I'm a member of Project Vox, a federally funded advocacy group whose goal is to reduce the stigma connected with addiction and to advocate for treatment of the addicted.

I am also a recovering addict. Because when I "hit my bottom," (got sick, scared and desperate enough to ask for help), help was available to me, I haven't had to take a drug or a drink in a little more than 10 years.

As your report points out, the problem of drugs and addiction is not going away, but the solution is. Imprisonment isn't the answer, either: lock up an addict, release an addict. What too many people don't know, however, is that treatment works. I am living evidence of that, and I am only one of millions.

There is a very large and, up until now, very quiet community of recovering people in this country. We are everywhere. We work in the nation's factories, teach in schools, practice law and medicine, preach from the nation's pulpits, and own businesses. In other words, we get up, suit up and show up. We raise families, work, pay taxes and vote.

Why have we been so quiet?

Because of the stigma. Because so many people still equate the person addicted to alcohol and other drugs with the derelict sleeping in the gutter. Because addiction is still perceived as a behavior rather than a disease. Because surveys of employers show that they still prefer not to hire workers who have been treated for addictions.

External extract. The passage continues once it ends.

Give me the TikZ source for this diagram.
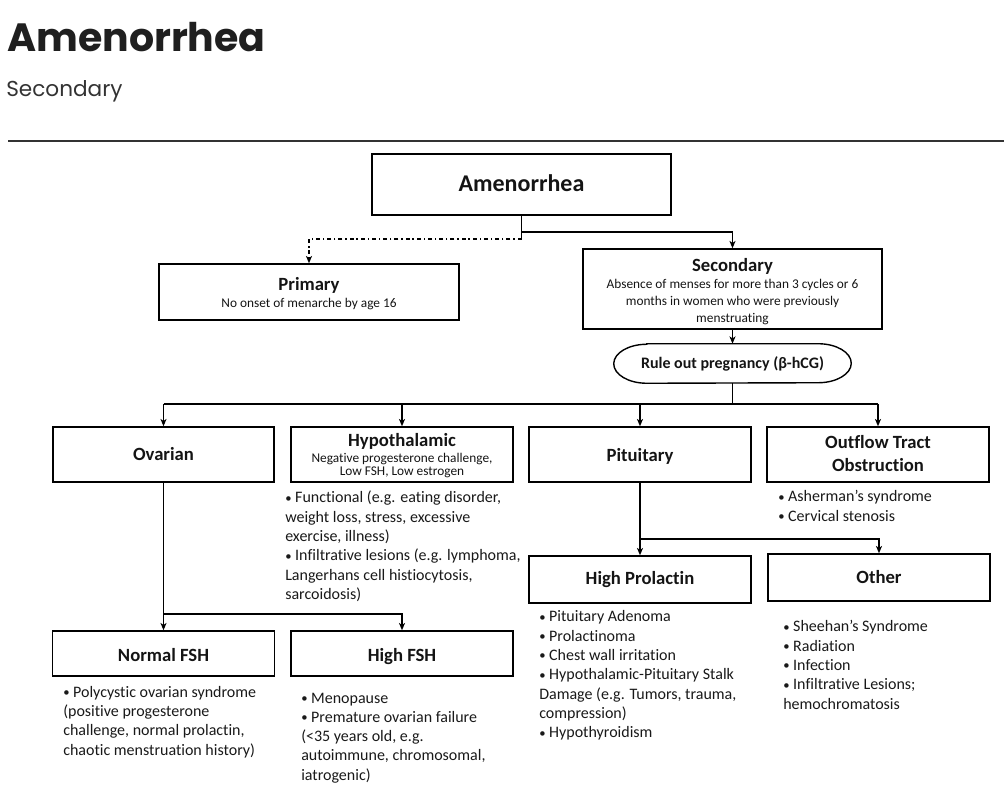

Therefore, those of us who are functioning, recovering persons are speaking up. We are saying that this, too, is what an addict looks like. We are educating our lawmakers and insurance providers to the fact that treatment works where incarceration does not, and that treatment is much more cost effective.

I agree that the only answer to the drug war is to reduce or eliminate the demand. But punishing the addicted rather than treating them for their disease is not the answer.